Outre les examens que j’ai mentionnés, il en existe encore d’autres qui succèdent au premier degré et qui donnent droit pour les élus à une pension alimentaire ou à un titre. Les lettrés pourvus de ce titre peuvent concourir pour les emplois dépendant de la magistrature dont les membres ne sont pas les élus directs des examens.
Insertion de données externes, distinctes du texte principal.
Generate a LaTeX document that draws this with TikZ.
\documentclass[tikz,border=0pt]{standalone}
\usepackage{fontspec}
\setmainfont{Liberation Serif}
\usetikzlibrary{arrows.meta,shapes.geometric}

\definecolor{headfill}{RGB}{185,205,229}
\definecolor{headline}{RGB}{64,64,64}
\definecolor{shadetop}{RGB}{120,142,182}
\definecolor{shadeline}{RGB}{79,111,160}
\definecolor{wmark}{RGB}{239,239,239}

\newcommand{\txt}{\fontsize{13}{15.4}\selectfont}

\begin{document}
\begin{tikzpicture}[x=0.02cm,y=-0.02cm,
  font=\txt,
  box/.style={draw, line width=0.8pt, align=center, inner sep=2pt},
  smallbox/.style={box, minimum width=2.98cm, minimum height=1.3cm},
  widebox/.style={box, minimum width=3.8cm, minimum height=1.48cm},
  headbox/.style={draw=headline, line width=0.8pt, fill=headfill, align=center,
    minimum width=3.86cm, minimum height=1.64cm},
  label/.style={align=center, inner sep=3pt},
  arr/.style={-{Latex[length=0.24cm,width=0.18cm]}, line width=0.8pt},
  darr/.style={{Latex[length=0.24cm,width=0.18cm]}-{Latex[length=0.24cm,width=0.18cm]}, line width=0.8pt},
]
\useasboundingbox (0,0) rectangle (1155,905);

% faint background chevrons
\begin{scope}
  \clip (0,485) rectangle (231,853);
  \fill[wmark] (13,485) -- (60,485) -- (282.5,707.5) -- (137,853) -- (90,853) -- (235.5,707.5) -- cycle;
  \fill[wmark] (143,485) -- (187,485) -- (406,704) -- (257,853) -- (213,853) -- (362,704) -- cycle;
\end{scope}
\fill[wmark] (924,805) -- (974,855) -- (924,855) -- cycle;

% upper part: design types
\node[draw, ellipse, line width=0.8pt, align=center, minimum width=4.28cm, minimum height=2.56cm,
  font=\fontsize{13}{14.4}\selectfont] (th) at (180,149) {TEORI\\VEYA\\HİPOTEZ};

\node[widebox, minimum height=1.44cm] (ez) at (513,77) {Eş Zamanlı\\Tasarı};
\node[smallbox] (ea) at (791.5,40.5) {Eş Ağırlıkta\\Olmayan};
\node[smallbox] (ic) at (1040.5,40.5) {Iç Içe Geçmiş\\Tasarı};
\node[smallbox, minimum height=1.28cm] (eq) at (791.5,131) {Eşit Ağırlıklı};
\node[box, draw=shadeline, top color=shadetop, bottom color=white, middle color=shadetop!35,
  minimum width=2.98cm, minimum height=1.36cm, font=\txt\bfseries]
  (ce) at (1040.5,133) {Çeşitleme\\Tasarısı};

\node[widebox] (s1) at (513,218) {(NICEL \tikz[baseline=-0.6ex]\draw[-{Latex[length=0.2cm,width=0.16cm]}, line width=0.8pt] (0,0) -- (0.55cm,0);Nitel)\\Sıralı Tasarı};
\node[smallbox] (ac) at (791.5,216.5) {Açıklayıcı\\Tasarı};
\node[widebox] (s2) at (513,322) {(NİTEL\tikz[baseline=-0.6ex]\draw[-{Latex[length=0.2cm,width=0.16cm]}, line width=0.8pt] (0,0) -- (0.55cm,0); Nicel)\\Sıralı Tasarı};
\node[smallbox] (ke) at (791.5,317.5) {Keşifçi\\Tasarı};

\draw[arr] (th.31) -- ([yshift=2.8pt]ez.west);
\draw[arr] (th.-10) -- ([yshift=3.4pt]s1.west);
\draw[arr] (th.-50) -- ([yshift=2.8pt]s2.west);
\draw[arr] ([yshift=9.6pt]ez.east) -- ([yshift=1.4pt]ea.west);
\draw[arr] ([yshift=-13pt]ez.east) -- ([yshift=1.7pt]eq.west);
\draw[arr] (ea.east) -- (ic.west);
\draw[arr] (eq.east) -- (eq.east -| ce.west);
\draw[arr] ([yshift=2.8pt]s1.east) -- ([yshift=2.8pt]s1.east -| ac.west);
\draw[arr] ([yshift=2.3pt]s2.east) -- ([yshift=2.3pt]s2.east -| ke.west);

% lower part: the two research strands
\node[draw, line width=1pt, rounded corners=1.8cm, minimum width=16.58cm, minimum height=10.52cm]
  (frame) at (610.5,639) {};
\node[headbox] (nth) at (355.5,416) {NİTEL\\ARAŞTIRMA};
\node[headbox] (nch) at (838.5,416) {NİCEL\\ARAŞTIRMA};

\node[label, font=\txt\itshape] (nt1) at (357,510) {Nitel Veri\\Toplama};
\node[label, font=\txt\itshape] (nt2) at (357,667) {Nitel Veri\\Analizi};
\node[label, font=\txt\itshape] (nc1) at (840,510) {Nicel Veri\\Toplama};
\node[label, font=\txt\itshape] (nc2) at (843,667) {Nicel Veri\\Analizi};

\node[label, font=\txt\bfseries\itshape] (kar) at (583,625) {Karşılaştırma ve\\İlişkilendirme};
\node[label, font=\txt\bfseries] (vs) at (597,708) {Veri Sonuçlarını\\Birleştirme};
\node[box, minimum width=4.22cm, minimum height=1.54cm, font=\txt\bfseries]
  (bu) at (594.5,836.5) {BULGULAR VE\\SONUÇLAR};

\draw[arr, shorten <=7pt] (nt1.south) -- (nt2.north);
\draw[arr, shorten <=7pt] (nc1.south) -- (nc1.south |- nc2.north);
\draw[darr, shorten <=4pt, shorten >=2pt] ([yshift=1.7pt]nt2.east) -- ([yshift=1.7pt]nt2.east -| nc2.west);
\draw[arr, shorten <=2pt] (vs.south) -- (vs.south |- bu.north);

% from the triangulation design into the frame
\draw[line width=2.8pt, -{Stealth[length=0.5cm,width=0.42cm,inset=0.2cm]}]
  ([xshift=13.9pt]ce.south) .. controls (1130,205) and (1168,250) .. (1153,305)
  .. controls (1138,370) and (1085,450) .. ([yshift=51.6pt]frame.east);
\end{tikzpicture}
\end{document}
Si l’on ajoute enfin à tous ces honneurs, suffisants déjà par eux-mêmes pour enflammer l’ambition la plus lente, la pensée profondément chère au cœur des Chinois que ces honneurs rejaillissent sur la famille, qu’ils sont agréables aux ancêtres, et que les parents directs, le père et la mère, recevront le même rang et la même considération, on sentira quelle force peut avoir sur nos mœurs l’institution des concours. Il pourrait arriver, comme cela se voit ailleurs, que le fils parvenu méprisât ses parents restés dans l’humble position où il est né lui-même. Mais nos lois ont été prudentes et ce scandale n’ai triste pas nos pensées. Le père et la mère s’élèvent en même temps que leur fils, ils reçoivent l’honneur et le rang de son grade, et il n’y a que des heureux dans la famille le jour d’un triomphe aux examens. Ah ! nos ancêtres connaissaient bien le cœur humain et leurs institutions sont vraiment sages ! Elles méritent l’admiration et la reconnaissance de tous les amis de l’humanité. Plus j’apprendrai la civilisation moderne, plus ma passion pour nos vieilles institutions augmentera : car elles seules réalisent ce qu’elles promettent : la paix et l’égalité.